This article's content is marked as Mature The page contains mature content that may include coarse language, sexual references, and/or graphic violent images which may be disturbing to some. Mature pages are recommended for those who are 18 years of age and older. If you are 18 years or older or are comfortable with graphic material, you are free to view this page. Otherwise, you should close this page and view another page. |
“ | That little bitch killed my Nicole! | „ |
~ Bailey after murdering his own daughter |
Randall Bailey is the main antagonist of the Law & Order episode "The Family Hour". He is a politician who abuses his family, and who kills his own daughter.
He was portrayed by Harry Hamlin, who also portrayed Cameron Kaiser in Batman: The Animated Series, Charles Patton in Law & Order: Special Victims Unit, and Aaron Echolls in Veronica Mars.
Early life[]
Bailey is a former U.S. senator who has two adult children, Trina and Chaz, with his ex-wife, Nicole. Bailey regularly abused Nicole, and both of them beat their children, sending them to the hospital several times for injuries including black eyes, fractured limbs, and broken jaws. It is also implied that Bailey sexually abused Trina and passed her around to his friends. Trina and Chaz also beat up on each other, with Trina at one point burning her brother with lit cigarettes.

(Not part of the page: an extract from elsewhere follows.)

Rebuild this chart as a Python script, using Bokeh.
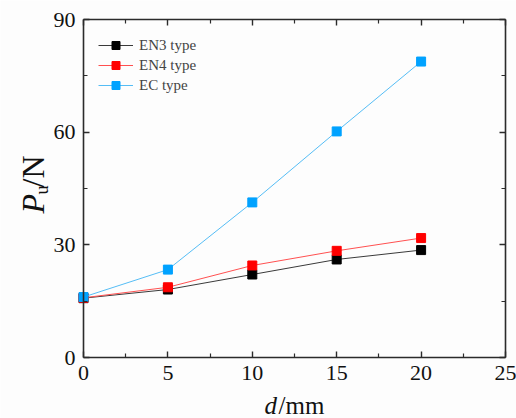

Both Trina and Chaz grew up to have serious problems; Chaz became addicted to heroin, while Trina became addicted to cocaine and married Jim Kirkpatrick, who was just as abusive as her father. Nicole, meanwhile, used her connection to her ex-husband to become a socialite, frequently appearing in gossip columns for her many affairs and frequent episodes of public drunkenness.
During a charity fundraiser, Nicole was photographed openly flirting with Kirkpatrick. Enraged and humiliated, Trina broke into Nicole's house, beat her to death with a fireplace poker, and sexually assaulted her postmortem with a wooden spoon.
"The Family Hour"[]
After being told of Nicole's death, Bailey talks with NYPD Homicide Detectives Ed Green and Nina Cassady, who are investigating the murder, and their superior, Lieutenant Anita Van Buren, and offers to help in any way he can. Green and Cassady eventually find evidence revealing the abuse Bailey subjected his children to and pointing to Trina as the killer. They go to Bailey's residence to question him and his daughter - only to find Bailey is aiming a gun at Kirkpatrick, who has beaten Trina up, and that Chaz is chained to a radiator. They arrest Bailey, Trina, and Kirkpatrick, and bring them all in for questioning.
Green and Cassidy interrogate Bailey, who claims to have restrained Chaz to wean him off of heroin, and to have been holding Kirkpatrick at gunpoint in defense of his daughter. When Cassady confronts him about abusing his children, however, Bailey flies into a rage and wrecks the interrogation room, and an exasperated Van Buren reprimands Cassady and throws her out. Eventually, Green and Cassady find evidence conclusively proving Trina's guilt, but when they go to arrest her, Cassady finds Bailey stabbing her to death. He then inflicts several superficial wounds on himself with the same knife. When Green walks in, Bailey claims that Trina attacked him, forcing him to kill her in self-defense.
Bailey is charged with murder, and is sent before Judge Barry Dilwynn, who makes it clear with his hammy pretenses of concern for the victims and fawning deference to the defense that he is trying to use the trial to get publicity for himself. Executive Assistant District Attorney Jack McCoy asks Dilwynn to recuse himself, but the judge denies the request. Meanwhile, Bailey sends Chaz to rehab in order to keep him from testifying about the abuse that he and Trina suffered at his hands. He then testifies in his own defense, blaming the abuse on Nicole while repeating his claim that he killed Trina in self-defense.
Medical Examiner Elizabeth Rodgers testifies for the prosecution, saying that Bailey's injuries appear to be self-inflicted, and could have stabbed himself superficially in a manner similar to that described in one of the first edition crime novels he collects. That night, however, Rodgers visits McCoy and Assistant District Attorney Connie Rubirosa and admits that she identified the wrong novel as the source of Bailey's ruse. McCoy says they have to tell the court about the mistake, but District Attorney Arthur Branch forbids it, taking McCoy off the trial and having Rubirosa deliver closing arguments in his place.
During closing arguments, Bailey's lawyer, Clint Glover, argues that Bailey was forced to defend his own life from a woman who was about to kill him, even if that woman was his own daughter. Rubirosa, however, tells the jury that Bailey had been abusing Trina for years, and finally killed her after learning that she killed his ex-wife, meaning that his motive was not self-defense, but murderous rage. The jury is swayed by Rubirosa's arguments, and finds Bailey guilty. As he is led out of the courtroom, Bailey threatens to destroy Dilwynn's career. He is then presumably imprisoned for the rest of his life.
Trivia[]
- Bailey’s murder trial is inspired by the Mark Winger case.